What began as an experiment soon evolved into replacing an industry-standard tool with one of our own NetApp solutions: NetApp Data Infrastructure Insights (DII).
We previously used Sysdig to monitor our Kubernetes clusters, relying on its observability and security features. However, as we introduced a new modern SDLC security suite onto our platform, we needed to reassess our tooling strategy.
At the same time, DII was rapidly maturing. After evaluating its observability capabilities, we strategically decided to retire Sysdig Monitor, reallocate our licenses to Sysdig Secure for runtime protection, and adopt DII as our core monitoring and diagnostics platform.
“It wasn’t a decision we took lightly,” said David Fox, NetApp Platform Engineering Team Lead. “We put DII through the same scrutiny we would any external tool. We had to be confident it would give us the insight we needed, especially when things go wrong in production.”
For our team, observability is mission-critical. We need to respond quickly to issues like dropped connections or performance slowdowns. DII has become our go-to platform for identifying root causes and resolving incidents quickly.
When developers flag issues, we use DII to track metrics like CPU usage, memory pressure, host utilization, and error rates. DII helps us correlate resource spikes with pod configurations or limits, enabling us to identify containers hitting their CPU cap, for example, before they cause wider disruptions.
Another game-changer is DII’s change-tracking capability. We can trace changes to application manifests over time and correlate them with incident reports. If something started breaking three days ago, DII shows us exactly what changed and when. That historical lens is essential for solving intermittent issues.

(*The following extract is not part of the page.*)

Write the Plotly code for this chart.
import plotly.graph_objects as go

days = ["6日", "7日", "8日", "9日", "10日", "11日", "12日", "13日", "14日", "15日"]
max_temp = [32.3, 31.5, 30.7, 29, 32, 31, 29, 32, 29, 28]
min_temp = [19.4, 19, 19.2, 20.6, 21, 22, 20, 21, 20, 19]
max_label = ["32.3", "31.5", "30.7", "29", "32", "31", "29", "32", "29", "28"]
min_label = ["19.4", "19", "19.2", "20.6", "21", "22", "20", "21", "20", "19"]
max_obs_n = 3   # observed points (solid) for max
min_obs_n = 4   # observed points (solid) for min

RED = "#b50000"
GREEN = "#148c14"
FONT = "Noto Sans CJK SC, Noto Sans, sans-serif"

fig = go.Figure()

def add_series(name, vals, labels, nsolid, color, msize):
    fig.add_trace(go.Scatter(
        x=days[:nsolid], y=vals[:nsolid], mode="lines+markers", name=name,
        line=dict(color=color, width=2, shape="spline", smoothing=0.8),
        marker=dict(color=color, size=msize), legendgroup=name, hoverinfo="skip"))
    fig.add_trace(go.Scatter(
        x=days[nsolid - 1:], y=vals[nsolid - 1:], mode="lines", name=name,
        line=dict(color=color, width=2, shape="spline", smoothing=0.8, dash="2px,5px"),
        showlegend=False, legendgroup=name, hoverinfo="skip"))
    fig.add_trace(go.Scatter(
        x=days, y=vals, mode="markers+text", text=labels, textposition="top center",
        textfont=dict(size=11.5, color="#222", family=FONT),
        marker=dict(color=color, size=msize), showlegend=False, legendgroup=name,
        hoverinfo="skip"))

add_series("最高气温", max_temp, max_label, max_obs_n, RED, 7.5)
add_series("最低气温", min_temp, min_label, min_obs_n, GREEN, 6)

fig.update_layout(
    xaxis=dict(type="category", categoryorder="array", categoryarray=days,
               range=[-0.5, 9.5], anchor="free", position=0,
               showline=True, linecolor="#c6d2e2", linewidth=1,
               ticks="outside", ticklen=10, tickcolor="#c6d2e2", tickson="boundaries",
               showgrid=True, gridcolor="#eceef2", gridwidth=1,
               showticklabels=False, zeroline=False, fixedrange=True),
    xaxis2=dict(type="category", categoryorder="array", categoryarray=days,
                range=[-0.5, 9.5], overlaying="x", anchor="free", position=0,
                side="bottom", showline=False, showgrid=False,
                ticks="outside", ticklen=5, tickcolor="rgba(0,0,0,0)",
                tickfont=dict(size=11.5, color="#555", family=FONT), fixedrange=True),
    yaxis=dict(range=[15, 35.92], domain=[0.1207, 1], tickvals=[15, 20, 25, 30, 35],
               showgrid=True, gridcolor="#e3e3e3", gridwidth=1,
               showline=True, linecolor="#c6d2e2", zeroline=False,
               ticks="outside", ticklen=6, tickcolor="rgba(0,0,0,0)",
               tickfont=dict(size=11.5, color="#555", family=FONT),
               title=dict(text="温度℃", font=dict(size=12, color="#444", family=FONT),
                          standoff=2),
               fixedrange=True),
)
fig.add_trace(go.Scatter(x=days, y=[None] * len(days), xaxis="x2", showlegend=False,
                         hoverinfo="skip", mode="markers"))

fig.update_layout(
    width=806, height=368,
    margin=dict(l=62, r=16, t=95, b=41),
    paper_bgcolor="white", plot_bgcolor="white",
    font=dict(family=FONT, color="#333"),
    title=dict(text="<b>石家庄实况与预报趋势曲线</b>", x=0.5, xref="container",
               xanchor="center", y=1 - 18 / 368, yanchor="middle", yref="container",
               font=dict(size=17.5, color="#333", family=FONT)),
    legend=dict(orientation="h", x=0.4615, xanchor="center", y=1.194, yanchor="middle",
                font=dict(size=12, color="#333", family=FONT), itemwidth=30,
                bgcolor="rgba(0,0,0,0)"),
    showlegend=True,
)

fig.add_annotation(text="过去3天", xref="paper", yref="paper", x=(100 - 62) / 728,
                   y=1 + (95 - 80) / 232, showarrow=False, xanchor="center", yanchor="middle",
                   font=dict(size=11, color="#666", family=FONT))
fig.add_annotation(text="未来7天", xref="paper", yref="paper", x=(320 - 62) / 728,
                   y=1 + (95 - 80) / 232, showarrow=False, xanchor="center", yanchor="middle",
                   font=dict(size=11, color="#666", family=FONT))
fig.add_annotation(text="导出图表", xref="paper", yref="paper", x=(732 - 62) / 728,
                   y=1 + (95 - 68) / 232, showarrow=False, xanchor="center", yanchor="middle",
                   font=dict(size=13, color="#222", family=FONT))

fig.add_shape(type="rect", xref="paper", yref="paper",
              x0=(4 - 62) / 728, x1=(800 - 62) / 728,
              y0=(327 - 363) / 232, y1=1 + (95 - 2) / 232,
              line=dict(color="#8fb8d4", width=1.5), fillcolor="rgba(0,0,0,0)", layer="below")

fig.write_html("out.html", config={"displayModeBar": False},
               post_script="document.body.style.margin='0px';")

Our journey with DII wasn’t seamless. Early versions lacked full feature parity with Sysdig, and there were compatibility hurdles. But we didn’t go it alone—we partnered closely with the DII product team, submitting enhancement requests and validating new capabilities as they came online.
“In many ways, we’ve acted as both customer and collaborator,” said Fox. “We’ve helped shape the direction of DII, and that’s been a unique and rewarding aspect of this journey.”
This close collaboration means NetApp IT directly influences the tool’s development—a rare and valuable position when working with internal solutions.
As DII continues to evolve, we’re driving toward deeper integration across platforms, increased automation, and support for multi-cluster and multi-cloud environments.
We’re leveraging services like Amazon FSx for NetApp ONTAP to extend this visibility into our public cloud footprint. With FSx for ONTAP, we maintain consistent observability and automation standards across both on-prem and cloud environments, powered by Trident and tightly integrated into the DII platform.
DII is also becoming a cornerstone of our broader observability and FinOps strategy, providing insights into health, performance, cost, and application behavior at scale.
This shift is more than a tooling change—it’s part of our commitment to operational excellence, platform resiliency, and delivering unified observability across NetApp IT’s hybrid infrastructure.